A UNIQUE, multi-million-pound obesity unit, due to be built in Southampton, will make the city the envy of the medical world, it has been claimed.
The country's first specialist obesity and nutrition biomedical research unit is one of two created at Southampton University Hospitals NHS Trust thanks to its pioneering research.
Experts there have already shown how poor nutrition as a child can lead to chronic ill health during adulthood.
The second unit will specialise in respiratory disease and new therapeutic approaches to treating asthma and cystic fibrosis and will be one of only three such units in the country.
The units will be worth about £8million in resources during the next four years and be based at Southampton General Hospital.
The Department of Health has created 12 National Institute for Health Research biomedical units across the country at hospital and university partnerships which could show they were at the forefront of medical research.

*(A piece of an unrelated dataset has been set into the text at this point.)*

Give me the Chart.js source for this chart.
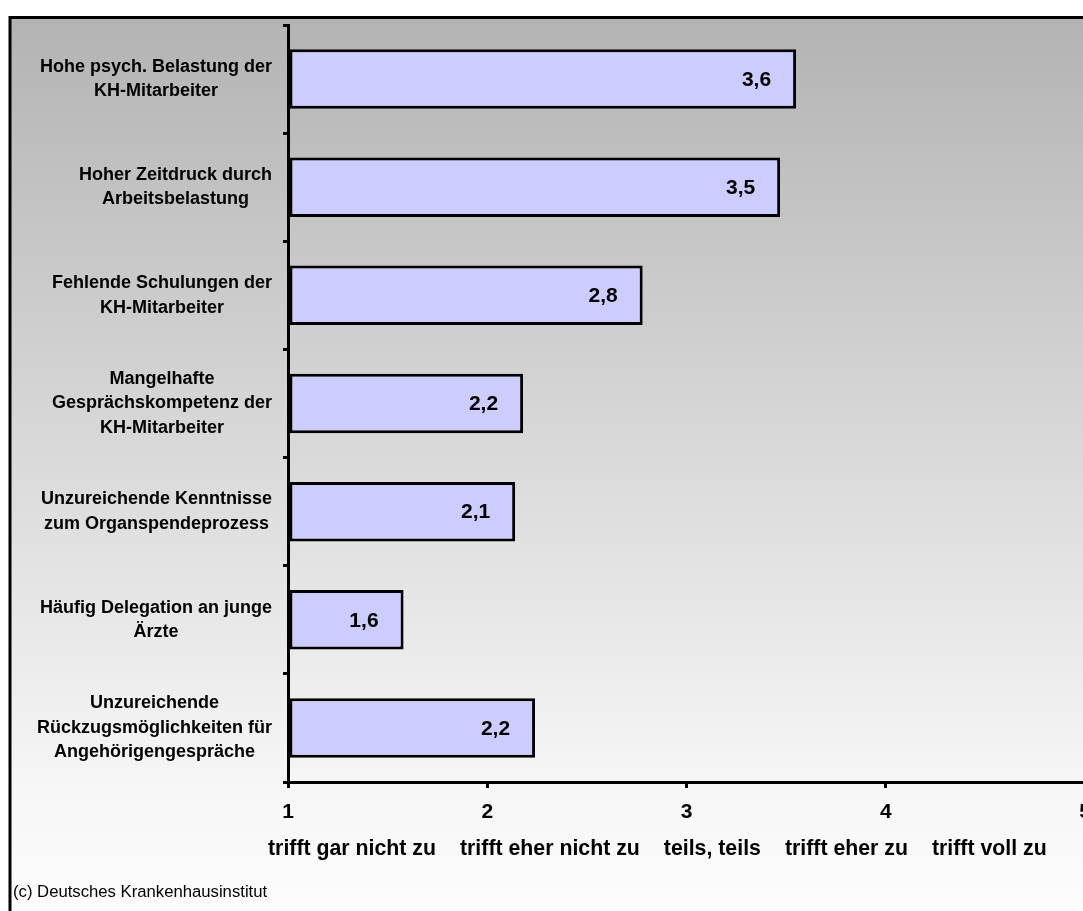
<!DOCTYPE html>
<html><head><meta charset="utf-8">
<script src="https://cdn.jsdelivr.net/npm/chart.js@4.4.1/dist/chart.umd.min.js"></script>
<style>
html,body{margin:0;padding:0;background:#fff;overflow:hidden;}
#wrap{width:1083px;height:911px;overflow:hidden;position:relative;}
canvas{display:block;}
</style></head><body>
<div id="wrap"><canvas id="c" width="1100" height="930" style="width:1100px;height:930px"></canvas></div>
<script>
const categories = [
  ['Hohe psych. Belastung der', 'KH-Mitarbeiter'],
  ['Hoher Zeitdruck durch', 'Arbeitsbelastung'],
  ['Fehlende Schulungen der', 'KH-Mitarbeiter'],
  ['Mangelhafte', 'Gesprächskompetenz der', 'KH-Mitarbeiter'],
  ['Unzureichende Kenntnisse', 'zum Organspendeprozess'],
  ['Häufig Delegation an junge', 'Ärzte'],
  ['Unzureichende', 'Rückzugsmöglichkeiten für', 'Angehörigengespräche']
];
const values = [3.55, 3.47, 2.78, 2.18, 2.14, 1.58, 2.24];
const valueLabels = ['3,6', '3,5', '2,8', '2,2', '2,1', '1,6', '2,2'];
const xMin = 1;
const xMax = 5;
const scaleTexts = ['trifft gar nicht zu', 'trifft eher nicht zu', 'teils, teils', 'trifft eher zu', 'trifft voll zu'];
const sourceText = '(c) Deutsches Krankenhausinstitut';

const FONT = '"Liberation Sans", Arial, Helvetica, sans-serif';

const backgroundPlugin = {
  id: 'bg',
  beforeDraw(chart) {
    const ctx = chart.ctx;
    ctx.save();
    ctx.fillStyle = '#ffffff';
    ctx.fillRect(0, 0, chart.width, chart.height);
    const g = ctx.createLinearGradient(0, 17, 0, 911);
    g.addColorStop(0, '#b3b3b3');
    g.addColorStop(0.87, '#f7f7f7');
    g.addColorStop(1, '#fcfcfc');
    ctx.fillStyle = g;
    ctx.fillRect(10, 17, chart.width, chart.height);
    ctx.strokeStyle = '#000';
    ctx.lineWidth = 3;
    ctx.beginPath();
    ctx.moveTo(10, chart.height + 5);
    ctx.lineTo(10, 17.5);
    ctx.lineTo(chart.width + 5, 17.5);
    ctx.stroke();
    ctx.restore();
  }
};

const textPlugin = {
  id: 'texts',
  afterDatasetsDraw(chart) {
    const ctx = chart.ctx;
    const meta = chart.getDatasetMeta(0);
    ctx.save();
    ctx.fillStyle = '#000';
    ctx.font = 'bold 21px ' + FONT;
    ctx.textAlign = 'right';
    ctx.textBaseline = 'middle';
    meta.data.forEach((el, i) => {
      ctx.fillText(valueLabels[i], el.x - 25, el.y + 1);
    });
    ctx.restore();
  },
  afterDraw(chart) {
    const ctx = chart.ctx;
    const ys = chart.scales.y;
    const area = chart.chartArea;
    ctx.save();
    ctx.fillStyle = '#000';
    // category labels: block right-aligned, lines centered within block
    ctx.font = 'bold 18px ' + FONT;
    ctx.textAlign = 'center';
    ctx.textBaseline = 'middle';
    const lh = 24.5;
    categories.forEach((lines, i) => {
      const y = ys.getPixelForValue(i);
      let w = 0;
      lines.forEach(l => { w = Math.max(w, ctx.measureText(l).width); });
      const cx = area.left - 16 - w / 2;
      lines.forEach((l, j) => {
        ctx.fillText(l, cx, y + (j - (lines.length - 1) / 2) * lh);
      });
    });
    // scale description row
    ctx.font = 'bold 21.3px ' + FONT;
    ctx.textAlign = 'left';
    ctx.textBaseline = 'alphabetic';
    let x = area.left - 20;
    scaleTexts.forEach(t => {
      ctx.fillText(t, x, area.bottom + 73);
      x += ctx.measureText(t).width + 24;
    });
    // source
    ctx.font = '16.7px ' + FONT;
    ctx.fillText(sourceText, 13, 897);
    ctx.restore();
  }
};

function resetPadding(s) {
  s.paddingLeft = 0; s.paddingRight = 0; s.paddingTop = 0; s.paddingBottom = 0;
}

new Chart(document.getElementById('c'), {
  type: 'bar',
  data: {
    labels: categories,
    datasets: [{
      data: values,
      backgroundColor: '#ccccff',
      borderColor: '#000000',
      borderWidth: 3,
      borderSkipped: false,
      base: xMin,
      barPercentage: 0.55,
      categoryPercentage: 1
    }]
  },
  options: {
    indexAxis: 'y',
    responsive: false,
    animation: false,
    devicePixelRatio: 1,
    layout: { padding: { left: 0, top: 25, right: 15, bottom: 108 } },
    plugins: { legend: { display: false }, tooltip: { enabled: false } },
    scales: {
      x: {
        type: 'linear',
        min: xMin,
        max: xMax,
        ticks: { stepSize: 1, color: '#000', padding: 12, font: { family: FONT, size: 21, weight: 'bold' } },
        grid: { drawOnChartArea: false, color: '#000', lineWidth: 3, tickLength: 6 },
        border: { color: '#000', width: 3 },
        afterFit(s) { s.height = 40; resetPadding(s); }
      },
      y: {
        type: 'category',
        offset: true,
        ticks: { display: false },
        grid: { offset: true, drawOnChartArea: false, color: '#000', lineWidth: 3, tickLength: 5 },
        border: { color: '#000', width: 3 },
        afterFit(s) { s.width = 288; resetPadding(s); }
      }
    }
  },
  plugins: [backgroundPlugin, textPlugin]
});
</script>
</body></html>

Biomedical units look at the way natural sciences can be applied to medicine.
Only three other trusts have been allowed to set up two of the new Government-funded units.
Medical director Professor William Roche said: "Our partnership with the university will help us to foster growth in these two areas, driving innovation in the prevention, diagnosis and treatment of ill health.
"The vision for the future is that nutrition can be used as a focus through which a range of major health problems can be addressed directly.
"By improving the health of the people in and around Southampton, and establishing a focus of excellence on the south coast, a model will be established which will help define national policy and to which others in the world can aspire."
He went on to say the respiratory research will include five clinical programmes, including preventing asthma in young children, preventing lung damage in premature babies and overcoming antibiotic resistance in cystic fibrosis.
The trust is also aiming to develop better imaging of the lungs.
It is hoped that in taking basic medical research out of the laboratory and putting it into the hospital clinic will mean patients can benefit from scientific breakthroughs sooner.
Southampton City Primary Care Trust consultant in public health Dr Graham Watkinson said: "We are pleased that Southampton University Hospital NHS Trust has been awarded two new biomedical research units. Lowering the levels of obesity and reducing the burden of respiratory disease in the city is important to us and our population."